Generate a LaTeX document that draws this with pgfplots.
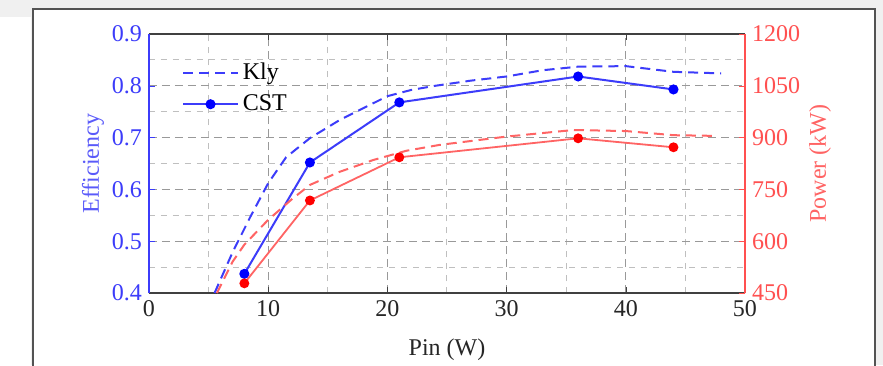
\documentclass[border=0pt]{standalone}
\usepackage{pgfplots}
\pgfplotsset{compat=1.18}
\usepackage{fontspec}
\setmainfont{Liberation Serif}
\definecolor{myblue}{RGB}{60,60,250}
\definecolor{myred}{RGB}{255,80,80}
\definecolor{lblue}{RGB}{90,90,250}
\definecolor{lred}{RGB}{255,100,100}

\pgfplotstableread{
x y
5.5 0.400
7.0 0.478
8.5 0.547
10.0 0.612
11.5 0.662
13.5 0.699
16.0 0.734
18.0 0.757
20.0 0.780
22.0 0.792
24.0 0.800
27.0 0.810
30.0 0.818
33.0 0.830
36.0 0.837
40.0 0.838
44.0 0.827
48.0 0.824
}\klyeff

\pgfplotstableread{
x y
8 0.437
13.5 0.652
21 0.768
36 0.818
44 0.793
}\csteff

\pgfplotstableread{
x y
5.7 450
7.0 540
8.0 590
10.0 662
12.0 722
13.5 763
16.0 801
18.8 835
21.6 862
24.4 879
30.0 903
35.6 922
40.0 919
44.0 907
47.5 905
}\klypow

\pgfplotstableread{
x y
8 478
13.5 718
21 843
36 898
44 872
}\cstpow

\begin{document}
\begin{tikzpicture}
\useasboundingbox (-74.5pt,-36pt) rectangle (367pt,146.5pt);
\fill[gray!12] (-74.5pt,-36pt) rectangle (367pt,146.5pt);
\fill[white] (-74.5pt,-36pt) rectangle (-59pt,138pt);
\filldraw[fill=white, draw=gray!65!black, line width=1pt] (-58pt,-40pt) rectangle (363pt,142pt);
\pgfplotsset{
  every axis/.append style={
    scale only axis, width=298pt, height=129.5pt,
    xmin=0, xmax=50,
    tick label style={font=\fontsize{12}{14}\selectfont},
    /pgf/number format/assume math mode=true,
    tick align=inside,
    major tick length=3pt,
    minor tick length=0pt,
  }
}
\begin{axis}[
  ymin=0.4, ymax=0.9,
  xtick={0,10,...,50}, minor xtick={5,15,...,45},
  ytick={0.4,0.5,...,0.9}, minor ytick={0.45,0.55,...,0.85},
  grid=both,
  major grid style={gray!80, dash pattern=on 4pt off 2.5pt, line width=0.5pt},
  minor grid style={gray!50, dash pattern=on 3pt off 3pt, line width=0.5pt},
  axis y line*=left, axis x line*=box,
  y axis line style={myblue, line width=0.8pt},
  x axis line style={black!75, line width=0.8pt},
  xtick style={black!75},
  ytick style={myblue},
  xticklabel style={black!85},
  yticklabel style={myblue, /pgf/number format/.cd, fixed, fixed zerofill, precision=1},
  xlabel={Pin (W)},
  ylabel={Efficiency},
  every axis x label/.style={at={(axis description cs:0.5,-0.22)}, anchor=center, black!85, font=\fontsize{12}{14}\selectfont},
  every axis y label/.style={at={(axis description cs:-0.094,0.5)}, anchor=center, rotate=90, lblue, font=\fontsize{12}{14}\selectfont},
  legend style={draw=none, fill=none, at={(axis description cs:0.045,0.92)}, anchor=north west,
    font=\fontsize{12}{14}\selectfont, row sep=2pt},
  legend cell align=left,
  legend image code/.code={\draw[mark repeat=2, mark phase=2, #1] plot coordinates {(0cm,0cm) (0.48cm,0cm) (0.96cm,0cm)};},
]
\addplot[myblue, line width=1pt, dash pattern=on 5pt off 3pt] table {\klyeff};
\addlegendentry{Kly}
\addplot[myblue, line width=1pt, mark=*, mark size=2pt, mark options={solid, fill=blue, draw=blue}] table {\csteff};
\addlegendentry{CST}
\end{axis}
\begin{axis}[
  ymin=450, ymax=1200,
  ytick={450,600,...,1200},
  axis y line*=right, axis x line=none,
  y axis line style={myred, line width=0.8pt},
  ytick style={myred},
  yticklabel style={myred, /pgf/number format/.cd, 1000 sep={}},
  ylabel={Power (kW)},
  every axis y label/.style={at={(axis description cs:1.126,0.5)}, anchor=center, rotate=90, lred, font=\fontsize{12}{14}\selectfont},
]
\addplot[lred, line width=1pt, dash pattern=on 5pt off 3pt] table {\klypow};
\addplot[lred, line width=0.9pt, mark=*, mark size=2pt, mark options={solid, fill=red, draw=red}] table {\cstpow};
\end{axis}
\end{tikzpicture}
\end{document}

────────

Give an exact reproduction of every line, leaving out any picture.

> [RESPONSE FOR THIS EXERCISE]
Generate a LaTeX document that draws this with pgfplots.
\documentclass[border=0pt]{standalone}
\usepackage{pgfplots}
\pgfplotsset{compat=1.18}
\usepackage{fontspec}
\setmainfont{Liberation Serif}
\definecolor{myblue}{RGB}{60,60,250}
\definecolor{myred}{RGB}{255,80,80}
\definecolor{lblue}{RGB}{90,90,250}
\definecolor{lred}{RGB}{255,100,100}

\pgfplotstableread{
x y
5.5 0.400
7.0 0.478
8.5 0.547
10.0 0.612
11.5 0.662
13.5 0.699
16.0 0.734
18.0 0.757
20.0 0.780
22.0 0.792
24.0 0.800
27.0 0.810
30.0 0.818
33.0 0.830
36.0 0.837
40.0 0.838
44.0 0.827
48.0 0.824
}\klyeff

\pgfplotstableread{
x y
8 0.437
13.5 0.652
21 0.768
36 0.818
44 0.793
}\csteff

\pgfplotstableread{
x y
5.7 450
7.0 540
8.0 590
10.0 662
12.0 722
13.5 763
16.0 801
18.8 835
21.6 862
24.4 879
30.0 903
35.6 922
40.0 919
44.0 907
47.5 905
}\klypow

\pgfplotstableread{
x y
8 478
13.5 718
21 843
36 898
44 872
}\cstpow

\begin{document}
\begin{tikzpicture}
\useasboundingbox (-74.5pt,-36pt) rectangle (367pt,146.5pt);
\fill[gray!12] (-74.5pt,-36pt) rectangle (367pt,146.5pt);
\fill[white] (-74.5pt,-36pt) rectangle (-59pt,138pt);
\filldraw[fill=white, draw=gray!65!black, line width=1pt] (-58pt,-40pt) rectangle (363pt,142pt);
\pgfplotsset{
  every axis/.append style={
    scale only axis, width=298pt, height=129.5pt,
    xmin=0, xmax=50,
    tick label style={font=\fontsize{12}{14}\selectfont},
    /pgf/number format/assume math mode=true,
    tick align=inside,
    major tick length=3pt,
    minor tick length=0pt,
  }
}
\begin{axis}[
  ymin=0.4, ymax=0.9,
  xtick={0,10,...,50}, minor xtick={5,15,...,45},
  ytick={0.4,0.5,...,0.9}, minor ytick={0.45,0.55,...,0.85},
  grid=both,
  major grid style={gray!80, dash pattern=on 4pt off 2.5pt, line width=0.5pt},
  minor grid style={gray!50, dash pattern=on 3pt off 3pt, line width=0.5pt},
  axis y line*=left, axis x line*=box,
  y axis line style={myblue, line width=0.8pt},
  x axis line style={black!75, line width=0.8pt},
  xtick style={black!75},
  ytick style={myblue},
  xticklabel style={black!85},
  yticklabel style={myblue, /pgf/number format/.cd, fixed, fixed zerofill, precision=1},
  xlabel={Pin (W)},
  ylabel={Efficiency},
  every axis x label/.style={at={(axis description cs:0.5,-0.22)}, anchor=center, black!85, font=\fontsize{12}{14}\selectfont},
  every axis y label/.style={at={(axis description cs:-0.094,0.5)}, anchor=center, rotate=90, lblue, font=\fontsize{12}{14}\selectfont},
  legend style={draw=none, fill=none, at={(axis description cs:0.045,0.92)}, anchor=north west,
    font=\fontsize{12}{14}\selectfont, row sep=2pt},
  legend cell align=left,
  legend image code/.code={\draw[mark repeat=2, mark phase=2, #1] plot coordinates {(0cm,0cm) (0.48cm,0cm) (0.96cm,0cm)};},
]
\addplot[myblue, line width=1pt, dash pattern=on 5pt off 3pt] table {\klyeff};
\addlegendentry{Kly}
\addplot[myblue, line width=1pt, mark=*, mark size=2pt, mark options={solid, fill=blue, draw=blue}] table {\csteff};
\addlegendentry{CST}
\end{axis}
\begin{axis}[
  ymin=450, ymax=1200,
  ytick={450,600,...,1200},
  axis y line*=right, axis x line=none,
  y axis line style={myred, line width=0.8pt},
  ytick style={myred},
  yticklabel style={myred, /pgf/number format/.cd, 1000 sep={}},
  ylabel={Power (kW)},
  every axis y label/.style={at={(axis description cs:1.126,0.5)}, anchor=center, rotate=90, lred, font=\fontsize{12}{14}\selectfont},
]
\addplot[lred, line width=1pt, dash pattern=on 5pt off 3pt] table {\klypow};
\addplot[lred, line width=0.9pt, mark=*, mark size=2pt, mark options={solid, fill=red, draw=red}] table {\cstpow};
\end{axis}
\end{tikzpicture}
\end{document}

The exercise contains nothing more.